__WHAT IS NEEDED__: Include the line containing "import plotly.graph_objects as go" and all lines before it, repeated exactly from the listing below, without pictures.

Plotting code records
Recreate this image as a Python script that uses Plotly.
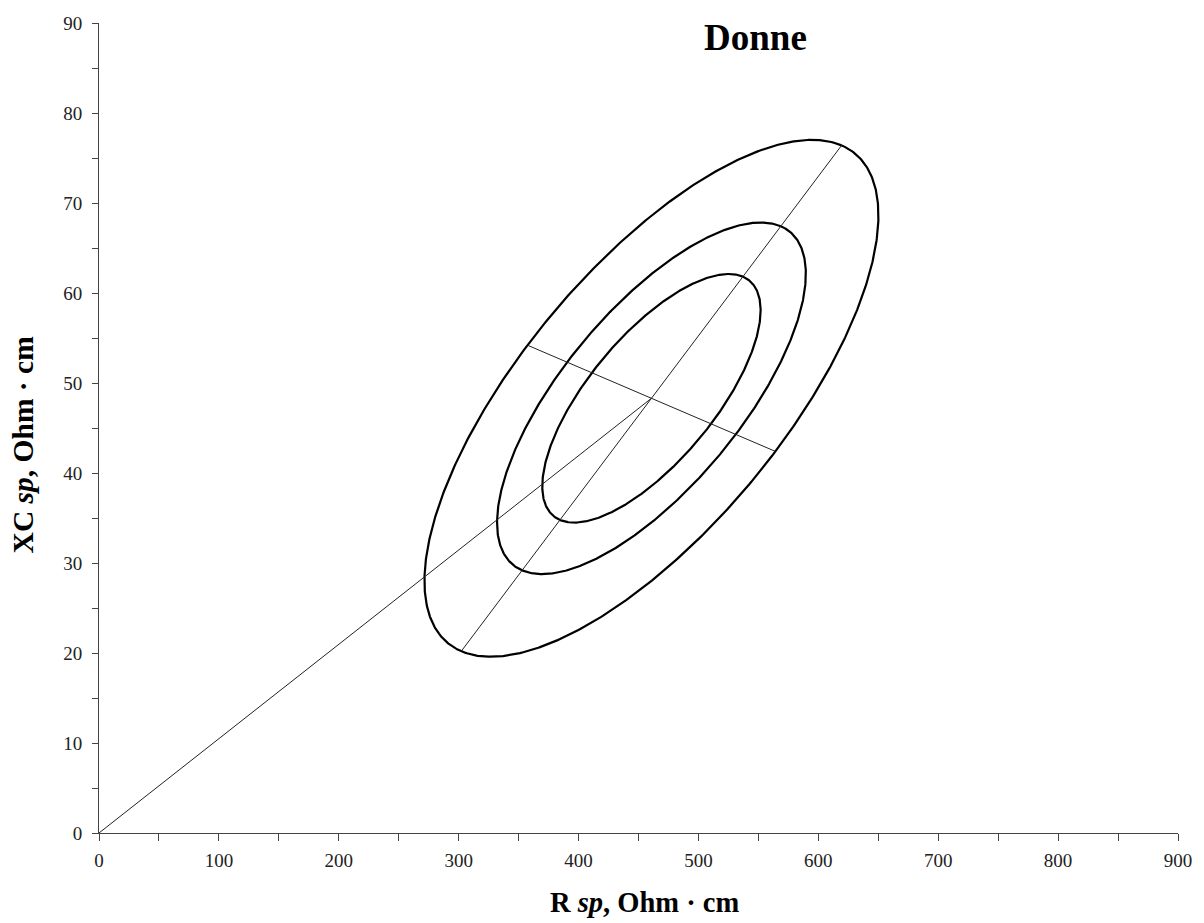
import numpy as np
import plotly.graph_objects as go

# ---- data ----
center_R = 460.8          # mean R sp (Ohm·cm)
center_XC = 48.3          # mean XC sp (Ohm·cm)
major_vec = [158.6, 28.1]   # semi-major conjugate diameter of 95% ellipse (R, XC)
minor_vec = [-103.4, 5.9]   # semi-minor conjugate diameter of 95% ellipse (R, XC)
tolerance_levels = [0.50, 0.75, 0.95]
x_ticks = [0, 100, 200, 300, 400, 500, 600, 700, 800, 900]
y_ticks = [0, 10, 20, 30, 40, 50, 60, 70, 80, 90]
title_text = "Donne"
x_title = "R <i>sp</i>, Ohm · cm"
y_title = "XC <i>sp</i>, Ohm · cm"

FONT = "Liberation Serif, Times New Roman, serif"

fig = go.Figure()

# tolerance ellipses (scaled by chi-square radius relative to 95%)
r95 = np.sqrt(-2 * np.log(1 - 0.95))
t = np.linspace(0, 2 * np.pi, 721)
for p in tolerance_levels:
    s = np.sqrt(-2 * np.log(1 - p)) / r95
    ex = center_R + s * (major_vec[0] * np.cos(t) + minor_vec[0] * np.sin(t))
    ey = center_XC + s * (major_vec[1] * np.cos(t) + minor_vec[1] * np.sin(t))
    fig.add_trace(go.Scatter(x=ex, y=ey, mode="lines",
                             line=dict(color="black", width=2.2),
                             hoverinfo="skip", showlegend=False))

thin = dict(color="#222222", width=1)
# major axis
fig.add_trace(go.Scatter(x=[center_R - major_vec[0], center_R + major_vec[0]],
                         y=[center_XC - major_vec[1], center_XC + major_vec[1]],
                         mode="lines", line=thin, showlegend=False))
# minor axis
fig.add_trace(go.Scatter(x=[center_R + minor_vec[0], center_R - minor_vec[0]],
                         y=[center_XC + minor_vec[1], center_XC - minor_vec[1]],
                         mode="lines", line=thin, showlegend=False))
# vector from origin to mean
fig.add_trace(go.Scatter(x=[0, center_R], y=[0, center_XC],
                         mode="lines", line=thin, showlegend=False))

axis_common = dict(showgrid=False, zeroline=False, showline=True,
                   linecolor="#444444", linewidth=1, ticks="outside",
                   tickcolor="#444444", tickwidth=1,
                   tickfont=dict(family=FONT, size=19, color="#222222"),
                   mirror=False)

fig.update_xaxes(range=[0, 900], tickvals=x_ticks, ticklen=7,
                 minor=dict(dtick=50, ticks="outside", ticklen=7,
                            tickcolor="#444444", tickwidth=1),
                 ticklabelstandoff=3,
                 **axis_common)
fig.update_yaxes(range=[0, 90], tickvals=y_ticks, ticklen=6,
                 minor=dict(dtick=5, ticks="outside", ticklen=6,
                            tickcolor="#444444", tickwidth=1),
                 ticklabelstandoff=6,
                 **axis_common)

PLOT_H = 833 - 22.7
PLOT_W = 1083
fig.add_annotation(text="<b>" + title_text + "</b>", xref="paper", yref="paper",
                   x=(758 - 99) / PLOT_W, y=(833 - 37) / PLOT_H,
                   xanchor="center", yanchor="middle", showarrow=False,
                   font=dict(family=FONT, size=37, color="black"))
fig.add_annotation(text="<b>" + x_title + "</b>", xref="paper", yref="paper",
                   x=(646.7 - 99) / PLOT_W, y=-(903 - 833) / PLOT_H,
                   xanchor="center", yanchor="middle", showarrow=False,
                   font=dict(family=FONT, size=28.5, color="black"))
fig.add_annotation(text="<b>" + y_title + "</b>", xref="paper", yref="paper",
                   x=-(99 - 23) / PLOT_W, y=(833 - 444) / PLOT_H,
                   xanchor="center", yanchor="middle", showarrow=False,
                   textangle=-90,
                   font=dict(family=FONT, size=29.5, color="black"))

fig.update_layout(width=1204, height=923,
                  margin=dict(l=99, r=22, t=23, b=90),
                  plot_bgcolor="white", paper_bgcolor="white",
                  showlegend=False)

fig.write_html("out.html")
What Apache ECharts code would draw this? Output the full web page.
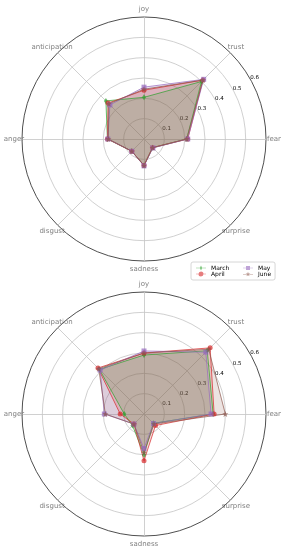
<!DOCTYPE html>
<html>
<head>
<meta charset="utf-8">
<script src="https://cdn.jsdelivr.net/npm/echarts@6/dist/echarts.min.js"></script>
<style>html,body{margin:0;padding:0;background:#fff}#c{width:288px;height:550px}</style>
</head>
<body>
<div id="c"></div>
<script>
// Categories in clockwise order starting at the top
const categories = ['joy', 'trust', 'fear', 'surprise', 'sadness', 'disgust', 'anger', 'anticipation'];
const months = ['March', 'April', 'May', 'June'];
const tickValues = [0.1, 0.2, 0.3, 0.4, 0.5, 0.6];
const rMax = 0.6;

// Top chart values (same order as categories)
const topMarch = [0.205, 0.400, 0.210, 0.060, 0.130, 0.085, 0.180, 0.265];
const topApril = [0.240, 0.410, 0.215, 0.060, 0.130, 0.085, 0.180, 0.250];
const topMay   = [0.255, 0.415, 0.215, 0.062, 0.132, 0.085, 0.178, 0.237];
const topJune  = [0.245, 0.410, 0.210, 0.060, 0.130, 0.085, 0.175, 0.245];

// Bottom chart values
const botMarch = [0.290, 0.440, 0.340, 0.065, 0.200, 0.080, 0.097, 0.310];
const botApril = [0.300, 0.460, 0.345, 0.080, 0.230, 0.070, 0.117, 0.320];
const botMay   = [0.310, 0.430, 0.330, 0.066, 0.170, 0.070, 0.195, 0.305];
const botJune  = [0.300, 0.450, 0.400, 0.070, 0.190, 0.070, 0.190, 0.315];

const colors = ['#2ca02c', '#d62728', '#9467bd', '#8c564b'];
const FONT = 'DejaVu Sans';

// ECharts radar goes counter-clockwise: reorder so the picture runs clockwise
const ORDER = [0, 7, 6, 5, 4, 3, 2, 1];
const reorder = arr => ORDER.map(i => arr[i]);

const symbols = ['diamond', 'circle', 'rect', 'path://M5,0L6.2,3.4L9.8,3.5L7,5.7L8,9.2L5,7.1L2,9.2L3,5.7L0.2,3.5L3.8,3.4Z'];
const symbolSizes = [[4, 6], 5, 5, 6];
const legendIcons = [
  'path://M0,2.2H10V2.8H0Z M5,0L6.2,2.5L5,5L3.8,2.5Z',
  'path://M0,2.2H10V2.8H0Z M5,0A2.5,2.5 0 1,1 4.99,0Z',
  'path://M0,2.2H10V2.8H0Z M3,0.5H7V4.5H3Z',
  'path://M0,2.2H10V2.8H0Z M5,0L5.6,1.7L7.4,1.7L5.9,2.8L6.5,4.6L5,3.5L3.5,4.6L4.1,2.8L2.6,1.7L4.4,1.7Z'
];
const GRID = '#c4c4c4';

function dataRadar(center) {
  return {
    center: center,
    radius: 122,
    startAngle: 90,
    shape: 'circle',
    splitNumber: 6,
    indicator: reorder(categories).map(n => ({ name: n, min: 0, max: rMax })),
    axisName: { color: '#808080', fontSize: 7, fontFamily: FONT, align: 'center', verticalAlign: 'middle' },
    nameGap: 8,
    axisLine: { lineStyle: { color: GRID, width: 0.8 } },
    axisTick: { show: false },
    axisLabel: { show: false },
    splitLine: { lineStyle: { color: [GRID, GRID, GRID, GRID, GRID, GRID, '#222222'], width: 0.8 } },
    splitArea: { show: false }
  };
}
function labelRadar(center) {
  return {
    center: center,
    radius: 122,
    startAngle: 30,
    shape: 'circle',
    splitNumber: tickValues.length,
    indicator: [{ name: '', min: 0, max: rMax }],
    axisName: { show: false },
    axisLine: { show: false },
    axisTick: { show: false },
    splitLine: { show: false },
    splitArea: { show: false },
    axisLabel: {
      show: true, showMinLabel: false, margin: 0,
      color: '#000', fontSize: 5.5, fontFamily: FONT,
      align: 'center', verticalAlign: 'middle', padding: [0, 0, 6, 10],
      formatter: v => (v > 0 ? Number(v).toFixed(1) : '')
    }
  };
}

// Filled areas (drawn first, below all lines/markers)
function fillSeries(radarIndex, arrays) {
  const idx = [3, 2, 1, 0];
  return {
    type: 'radar', radarIndex: radarIndex, z: 1, silent: true,
    symbol: 'none',
    data: idx.map(k => ({
      name: months[k],
      value: reorder(arrays[k]),
      symbol: 'none',
      itemStyle: { color: colors[k] },
      lineStyle: { width: 0, opacity: 0 },
      areaStyle: { color: colors[k], opacity: 0.17 }
    }))
  };
}
// Lines and markers
function lineSeries(radarIndex, arrays) {
  return {
    type: 'radar', radarIndex: radarIndex, z: 2,
    data: arrays.map((arr, k) => ({
      name: months[k],
      value: reorder(arr),
      symbol: symbols[k],
      symbolSize: symbolSizes[k],
      itemStyle: { color: colors[k], opacity: 0.7 },
      lineStyle: { color: colors[k], width: 1, opacity: 0.7 }
    }))
  };
}

const chart = echarts.init(document.getElementById('c'), null, { renderer: 'canvas', width: 288, height: 550 });
chart.setOption({
  backgroundColor: '#fff',
  animation: false,
  textStyle: { fontFamily: FONT },
  radar: [dataRadar([144, 139]), dataRadar([144, 414]), labelRadar([144, 139]), labelRadar([144, 414])],
  legend: {
    left: 191, top: 262, width: 88,
    padding: [3, 4, 3, 5],
    itemGap: 0, itemWidth: 10, itemHeight: 7,
    borderColor: '#cccccc', borderWidth: 0.8, borderRadius: 2,
    backgroundColor: '#fff',
    itemStyle: { opacity: 0.6 },
    data: [0, 2, 1, 3].map(k => ({ name: months[k], icon: legendIcons[k], itemStyle: { color: colors[k] } })),
    formatter: n => (n === 'March' || n === 'April') ? '{a|' + n + '}' : '{b|' + n + '}',
    textStyle: {
      fontSize: 6, color: '#000', fontFamily: FONT,
      rich: { a: { width: 32, fontSize: 6, lineHeight: 7, fontFamily: FONT }, b: { fontSize: 6, lineHeight: 7, fontFamily: FONT } }
    }
  },
  series: [
    fillSeries(0, [topMarch, topApril, topMay, topJune]),
    fillSeries(1, [botMarch, botApril, botMay, botJune]),
    lineSeries(0, [topMarch, topApril, topMay, topJune]),
    lineSeries(1, [botMarch, botApril, botMay, botJune])
  ]
});
</script>
</body>
</html>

__WRITTEN REPLY__:
Recreate this image as a Python script that uses Plotly.
import numpy as np
import plotly.graph_objects as go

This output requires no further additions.